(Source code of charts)
========

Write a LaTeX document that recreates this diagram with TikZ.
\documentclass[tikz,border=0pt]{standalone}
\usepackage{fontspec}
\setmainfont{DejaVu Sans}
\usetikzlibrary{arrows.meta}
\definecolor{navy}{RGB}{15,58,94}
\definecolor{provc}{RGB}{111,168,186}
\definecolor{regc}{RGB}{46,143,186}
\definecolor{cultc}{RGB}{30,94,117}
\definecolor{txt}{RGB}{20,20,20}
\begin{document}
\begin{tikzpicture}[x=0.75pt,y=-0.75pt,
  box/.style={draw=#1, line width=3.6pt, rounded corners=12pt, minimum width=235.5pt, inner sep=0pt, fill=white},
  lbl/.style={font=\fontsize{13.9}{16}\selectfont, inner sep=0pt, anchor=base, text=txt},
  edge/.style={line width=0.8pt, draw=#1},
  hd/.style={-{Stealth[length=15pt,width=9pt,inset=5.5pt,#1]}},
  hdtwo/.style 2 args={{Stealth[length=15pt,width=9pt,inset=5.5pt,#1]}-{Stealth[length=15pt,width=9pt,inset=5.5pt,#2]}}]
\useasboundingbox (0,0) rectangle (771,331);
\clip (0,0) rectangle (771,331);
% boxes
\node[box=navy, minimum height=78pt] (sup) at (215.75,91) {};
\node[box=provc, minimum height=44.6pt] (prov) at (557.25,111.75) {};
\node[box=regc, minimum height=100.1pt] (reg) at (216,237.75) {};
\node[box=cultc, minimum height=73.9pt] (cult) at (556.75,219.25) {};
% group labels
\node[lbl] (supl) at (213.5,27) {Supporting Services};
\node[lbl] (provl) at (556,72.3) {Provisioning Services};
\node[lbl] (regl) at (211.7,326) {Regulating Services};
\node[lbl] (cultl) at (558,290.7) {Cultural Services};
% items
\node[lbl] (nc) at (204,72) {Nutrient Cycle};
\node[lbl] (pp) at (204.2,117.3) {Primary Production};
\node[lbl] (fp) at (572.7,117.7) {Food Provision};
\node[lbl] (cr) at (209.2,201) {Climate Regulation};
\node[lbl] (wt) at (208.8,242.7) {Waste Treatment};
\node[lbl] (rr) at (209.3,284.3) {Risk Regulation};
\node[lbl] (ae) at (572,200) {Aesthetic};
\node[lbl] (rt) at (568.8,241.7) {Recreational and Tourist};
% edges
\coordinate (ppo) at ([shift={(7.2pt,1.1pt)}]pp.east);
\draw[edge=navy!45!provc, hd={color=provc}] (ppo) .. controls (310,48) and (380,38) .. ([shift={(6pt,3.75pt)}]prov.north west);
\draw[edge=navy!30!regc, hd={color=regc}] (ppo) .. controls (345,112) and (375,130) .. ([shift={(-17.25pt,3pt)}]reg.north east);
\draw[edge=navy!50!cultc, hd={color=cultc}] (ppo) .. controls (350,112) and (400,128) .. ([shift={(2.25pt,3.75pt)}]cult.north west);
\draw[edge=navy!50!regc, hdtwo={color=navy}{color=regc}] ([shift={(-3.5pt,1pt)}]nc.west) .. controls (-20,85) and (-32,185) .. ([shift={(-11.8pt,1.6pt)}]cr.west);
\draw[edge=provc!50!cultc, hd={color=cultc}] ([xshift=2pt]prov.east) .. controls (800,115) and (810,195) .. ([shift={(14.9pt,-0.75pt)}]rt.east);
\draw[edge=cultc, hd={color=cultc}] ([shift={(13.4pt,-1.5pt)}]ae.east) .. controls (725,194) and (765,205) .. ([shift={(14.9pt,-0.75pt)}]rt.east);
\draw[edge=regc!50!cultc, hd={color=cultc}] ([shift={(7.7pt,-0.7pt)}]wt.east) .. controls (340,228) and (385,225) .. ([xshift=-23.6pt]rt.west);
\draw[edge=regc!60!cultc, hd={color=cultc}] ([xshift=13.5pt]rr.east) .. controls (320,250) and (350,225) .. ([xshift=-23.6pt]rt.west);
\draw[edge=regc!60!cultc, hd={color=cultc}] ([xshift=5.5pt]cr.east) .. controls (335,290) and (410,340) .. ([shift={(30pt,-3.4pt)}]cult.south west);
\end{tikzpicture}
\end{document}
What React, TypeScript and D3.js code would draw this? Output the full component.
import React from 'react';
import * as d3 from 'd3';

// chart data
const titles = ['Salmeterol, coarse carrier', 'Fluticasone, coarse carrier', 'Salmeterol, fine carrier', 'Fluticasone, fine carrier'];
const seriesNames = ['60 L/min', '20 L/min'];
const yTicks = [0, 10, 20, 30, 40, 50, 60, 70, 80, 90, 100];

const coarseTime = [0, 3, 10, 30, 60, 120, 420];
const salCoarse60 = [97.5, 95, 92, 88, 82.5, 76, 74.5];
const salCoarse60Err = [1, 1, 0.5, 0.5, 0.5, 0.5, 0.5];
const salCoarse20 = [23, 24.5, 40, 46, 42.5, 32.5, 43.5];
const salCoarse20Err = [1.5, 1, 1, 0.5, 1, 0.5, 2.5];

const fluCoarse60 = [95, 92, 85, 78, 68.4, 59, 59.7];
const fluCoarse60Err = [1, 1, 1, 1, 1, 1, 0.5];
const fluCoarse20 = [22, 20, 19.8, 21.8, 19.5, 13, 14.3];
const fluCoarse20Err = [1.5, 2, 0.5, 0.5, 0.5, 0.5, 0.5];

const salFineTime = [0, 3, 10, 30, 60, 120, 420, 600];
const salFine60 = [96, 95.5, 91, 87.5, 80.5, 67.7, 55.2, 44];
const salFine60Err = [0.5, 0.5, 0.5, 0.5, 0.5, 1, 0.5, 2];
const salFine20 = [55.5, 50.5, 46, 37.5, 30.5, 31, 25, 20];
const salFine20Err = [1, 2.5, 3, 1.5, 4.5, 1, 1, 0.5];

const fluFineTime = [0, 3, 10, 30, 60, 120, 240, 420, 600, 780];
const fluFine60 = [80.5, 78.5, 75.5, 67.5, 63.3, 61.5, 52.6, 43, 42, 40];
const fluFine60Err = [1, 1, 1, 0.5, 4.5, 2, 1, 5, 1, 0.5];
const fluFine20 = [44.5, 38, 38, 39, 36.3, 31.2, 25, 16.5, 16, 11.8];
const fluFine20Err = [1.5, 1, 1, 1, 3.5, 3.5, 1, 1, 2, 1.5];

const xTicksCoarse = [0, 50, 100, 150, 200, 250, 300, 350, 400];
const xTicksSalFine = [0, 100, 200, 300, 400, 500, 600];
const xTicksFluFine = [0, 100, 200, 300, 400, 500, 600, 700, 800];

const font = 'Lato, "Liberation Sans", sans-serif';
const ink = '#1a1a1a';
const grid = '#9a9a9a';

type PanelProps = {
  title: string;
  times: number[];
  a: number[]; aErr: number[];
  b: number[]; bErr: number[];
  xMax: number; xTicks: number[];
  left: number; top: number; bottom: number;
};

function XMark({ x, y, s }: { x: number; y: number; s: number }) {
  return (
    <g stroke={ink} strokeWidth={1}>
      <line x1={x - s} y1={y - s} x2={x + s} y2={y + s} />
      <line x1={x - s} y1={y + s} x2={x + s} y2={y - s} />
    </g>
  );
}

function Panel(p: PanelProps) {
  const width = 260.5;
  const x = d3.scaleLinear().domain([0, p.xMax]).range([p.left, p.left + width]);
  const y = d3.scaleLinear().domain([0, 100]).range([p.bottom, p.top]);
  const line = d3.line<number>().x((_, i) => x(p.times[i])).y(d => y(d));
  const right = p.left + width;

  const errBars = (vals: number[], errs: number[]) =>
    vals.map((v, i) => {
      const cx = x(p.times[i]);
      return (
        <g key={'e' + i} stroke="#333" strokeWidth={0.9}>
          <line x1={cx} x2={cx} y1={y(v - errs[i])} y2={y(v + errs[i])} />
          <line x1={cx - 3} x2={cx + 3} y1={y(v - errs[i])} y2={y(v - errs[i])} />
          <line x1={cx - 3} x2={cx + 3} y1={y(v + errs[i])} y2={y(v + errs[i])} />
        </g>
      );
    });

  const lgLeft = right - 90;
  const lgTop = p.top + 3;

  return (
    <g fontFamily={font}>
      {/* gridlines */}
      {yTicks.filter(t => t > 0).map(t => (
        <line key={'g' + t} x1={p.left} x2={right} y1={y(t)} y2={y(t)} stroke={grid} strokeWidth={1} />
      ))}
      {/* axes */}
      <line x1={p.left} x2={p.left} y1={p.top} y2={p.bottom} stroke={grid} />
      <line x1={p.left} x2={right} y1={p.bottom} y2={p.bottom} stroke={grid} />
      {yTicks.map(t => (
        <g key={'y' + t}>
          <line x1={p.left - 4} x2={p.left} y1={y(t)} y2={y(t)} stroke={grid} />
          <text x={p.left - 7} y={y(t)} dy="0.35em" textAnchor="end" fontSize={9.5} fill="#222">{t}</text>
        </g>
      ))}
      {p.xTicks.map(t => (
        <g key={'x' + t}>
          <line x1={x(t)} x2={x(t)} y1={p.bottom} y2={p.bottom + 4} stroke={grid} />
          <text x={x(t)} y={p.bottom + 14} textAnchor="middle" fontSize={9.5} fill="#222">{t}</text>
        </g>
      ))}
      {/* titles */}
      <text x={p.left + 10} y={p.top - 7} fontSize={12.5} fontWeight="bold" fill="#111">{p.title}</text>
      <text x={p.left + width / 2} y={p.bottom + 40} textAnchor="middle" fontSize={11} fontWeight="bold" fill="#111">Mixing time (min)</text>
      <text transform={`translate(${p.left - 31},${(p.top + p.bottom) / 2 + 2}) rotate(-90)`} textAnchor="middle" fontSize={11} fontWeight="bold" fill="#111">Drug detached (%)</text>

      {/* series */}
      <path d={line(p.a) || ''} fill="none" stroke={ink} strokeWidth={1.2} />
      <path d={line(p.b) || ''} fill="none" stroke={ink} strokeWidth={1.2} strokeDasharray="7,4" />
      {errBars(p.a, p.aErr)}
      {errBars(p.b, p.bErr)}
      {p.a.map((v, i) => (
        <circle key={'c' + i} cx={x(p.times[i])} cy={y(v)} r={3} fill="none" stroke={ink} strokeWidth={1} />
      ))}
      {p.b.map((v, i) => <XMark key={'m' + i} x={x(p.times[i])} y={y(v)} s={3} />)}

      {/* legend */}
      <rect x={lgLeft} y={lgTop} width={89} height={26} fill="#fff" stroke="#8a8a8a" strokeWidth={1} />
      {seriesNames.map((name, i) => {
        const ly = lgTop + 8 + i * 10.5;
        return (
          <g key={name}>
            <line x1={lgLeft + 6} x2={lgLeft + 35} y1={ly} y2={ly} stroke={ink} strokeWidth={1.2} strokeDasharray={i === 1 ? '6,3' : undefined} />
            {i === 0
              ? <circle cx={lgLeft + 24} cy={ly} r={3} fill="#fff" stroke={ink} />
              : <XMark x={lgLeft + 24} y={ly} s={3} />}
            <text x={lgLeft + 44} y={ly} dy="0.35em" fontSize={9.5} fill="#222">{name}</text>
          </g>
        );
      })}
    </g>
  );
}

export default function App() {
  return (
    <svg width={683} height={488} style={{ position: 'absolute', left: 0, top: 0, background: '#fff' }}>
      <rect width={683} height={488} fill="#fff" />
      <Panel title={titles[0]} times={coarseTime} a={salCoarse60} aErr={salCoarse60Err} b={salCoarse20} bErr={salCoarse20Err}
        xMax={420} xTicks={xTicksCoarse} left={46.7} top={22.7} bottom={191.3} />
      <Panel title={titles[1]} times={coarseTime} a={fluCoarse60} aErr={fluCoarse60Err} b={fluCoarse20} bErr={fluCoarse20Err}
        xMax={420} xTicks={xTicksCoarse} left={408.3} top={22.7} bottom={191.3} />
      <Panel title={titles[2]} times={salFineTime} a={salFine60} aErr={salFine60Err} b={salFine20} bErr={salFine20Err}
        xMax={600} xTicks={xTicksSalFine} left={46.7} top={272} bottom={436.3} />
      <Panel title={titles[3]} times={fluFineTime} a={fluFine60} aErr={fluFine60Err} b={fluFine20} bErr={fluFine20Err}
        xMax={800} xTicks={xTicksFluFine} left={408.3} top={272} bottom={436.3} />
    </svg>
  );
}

========

# Requirements:
Extract, word for word, the line containing "What React, TypeScript", the line containing "80, 90, 100];", and every line between them.

# Result below:
What React, TypeScript and D3.js code would draw this? Output the full component.
import React from 'react';
import * as d3 from 'd3';

// chart data
const titles = ['Salmeterol, coarse carrier', 'Fluticasone, coarse carrier', 'Salmeterol, fine carrier', 'Fluticasone, fine carrier'];
const seriesNames = ['60 L/min', '20 L/min'];
const yTicks = [0, 10, 20, 30, 40, 50, 60, 70, 80, 90, 100];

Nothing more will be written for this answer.